Former Reserve Bank governor Dr Don Brash believes house prices need to fall, amid high inflation and a rise in interest rates.
Earlier this week, Reserve Bank governor Adrian Orr raised the OCR by 50 basis points, as well as signalling further rises to interest rates in future.
Brash said monetary policy had to be tightened when Government spending goes up, which it did in the most recent budget.
“It’s really therefore a question of who pays the cost to get inflation down. Is it the homeowner with a big mortgage seeing his interest rates go higher?

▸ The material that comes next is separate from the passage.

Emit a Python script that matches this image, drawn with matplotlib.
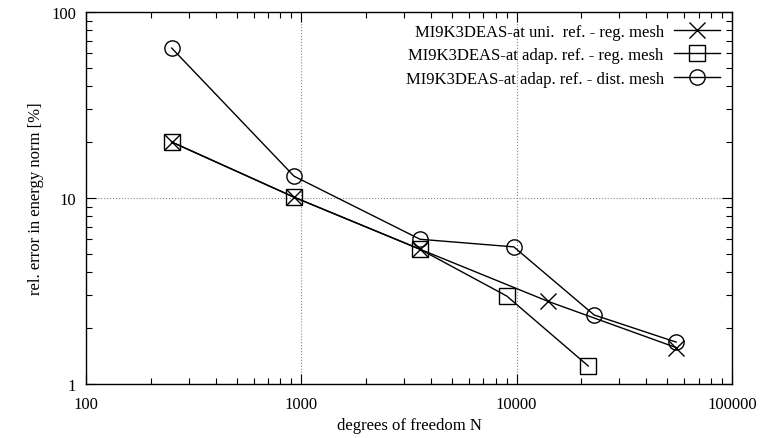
import numpy as np
import matplotlib
matplotlib.use("Agg")
import matplotlib.pyplot as plt
from matplotlib.ticker import LogLocator, NullFormatter, FixedLocator, FixedFormatter

plt.rcParams['font.family'] = ['Liberation Serif', 'DejaVu Serif']

# uniform refinement - regular mesh
uni_N = [250, 925, 3560, 14000, 55000]
uni_err = [20.0, 10.1, 5.3, 2.78, 1.57]

# adaptive refinement - regular mesh
adap_N = [250, 925, 3560, 9000, 21500]
adap_err = [20.0, 10.1, 5.3, 2.97, 1.25]

# adaptive refinement - distorted mesh
dist_N = [250, 925, 3560, 9700, 22900, 55000]
dist_err = [64.0, 13.1, 6.0, 5.46, 2.35, 1.68]

labels = ["MI9K3DEAS-at uni.  ref. - reg. mesh",
          "MI9K3DEAS-at adap. ref. - reg. mesh",
          "MI9K3DEAS-at adap. ref. - dist. mesh"]

x_ticks = [100, 1000, 10000, 100000]
x_ticklabels = ["100", "1000", "10000", "100000"]
y_ticks = [1, 10, 100]
y_ticklabels = ["1", "10", "100"]

fig = plt.figure(figsize=(7.6, 4.39), dpi=100)
ax = fig.add_axes([86/760, 1 - 385/439, (732-86)/760, (385-13)/439])

ax.plot(uni_N, uni_err, color='black', lw=1.0, marker='x', ms=11, mew=1.0, label=labels[0])
ax.plot(adap_N, adap_err, color='black', lw=1.0, marker='s', ms=11, mfc='none', mew=1.0, label=labels[1])
ax.plot(dist_N, dist_err, color='black', lw=1.0, marker='o', ms=11, mfc='none', mew=1.0, label=labels[2])

ax.set_xscale('log')
ax.set_yscale('log')
ax.set_xlim(100, 100000)
ax.set_ylim(1, 100)

ax.xaxis.set_major_locator(FixedLocator(x_ticks))
ax.xaxis.set_major_formatter(FixedFormatter(x_ticklabels))
ax.yaxis.set_major_locator(FixedLocator(y_ticks))
ax.yaxis.set_major_formatter(FixedFormatter(y_ticklabels))
ax.xaxis.set_minor_locator(LogLocator(base=10, subs=np.arange(2, 10)))
ax.yaxis.set_minor_locator(LogLocator(base=10, subs=np.arange(2, 10)))
ax.xaxis.set_minor_formatter(NullFormatter())
ax.yaxis.set_minor_formatter(NullFormatter())

ax.tick_params(which='both', direction='in', top=True, right=True, labelsize=12, width=0.8)
ax.tick_params(axis='x', pad=9)
ax.tick_params(axis='y', pad=7)
ax.tick_params(which='major', length=7)
ax.tick_params(which='minor', length=4)
for s in ax.spines.values():
    s.set_linewidth(1.0)

ax.grid(True, which='major', color='#888888', linestyle=':', linewidth=0.8)

ax.set_xlabel("degrees of freedom N", fontsize=12, labelpad=3)
ax.set_ylabel("rel. error in energy norm [%]", fontsize=12, labelpad=5)

leg = ax.legend(loc='upper right', markerfirst=False, frameon=False, fontsize=12,
                handlelength=2.8, labelspacing=0.45, borderaxespad=0.3, handletextpad=0.6)

fig.savefig("out.png", dpi=100)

Or is it other people who don’t get the benefits they’d otherwise get from public spending?” said Brash.
“As we both recognise house prices in New Zealand are outrageously over the top, particularly in Auckland but not just in Auckland, and a reduction in those prices is to be welcomed.”
The housing market appears to currently be softening, though that follows a longer period of significantly higher price rises.
Brash highlighted the cost of land as the primary cause of extremely high house prices, and said freeing up land was the best solution.
As examples of how that might be done, Brash suggested removing the urban-rural boundary around Auckland, or making changes to regulations on lifestyle blocks that only permit one house on the property.
“When you’re paying a million dollars for a tenth of an acre in Papakura, bare land, you can’t put a tent on that and make it affordable,” said Brash.
Brash said some of the inflation is a consequence of the Reserve Bank’s significant loosening of monetary policy at the start of the Covid-19 pandemic, a move which he said was appropriate given the context.
But with hindsight, Brash said the consensus among economists is now that monetary policy was kept too loose for too long, meaning more aggressive tightening is now needed.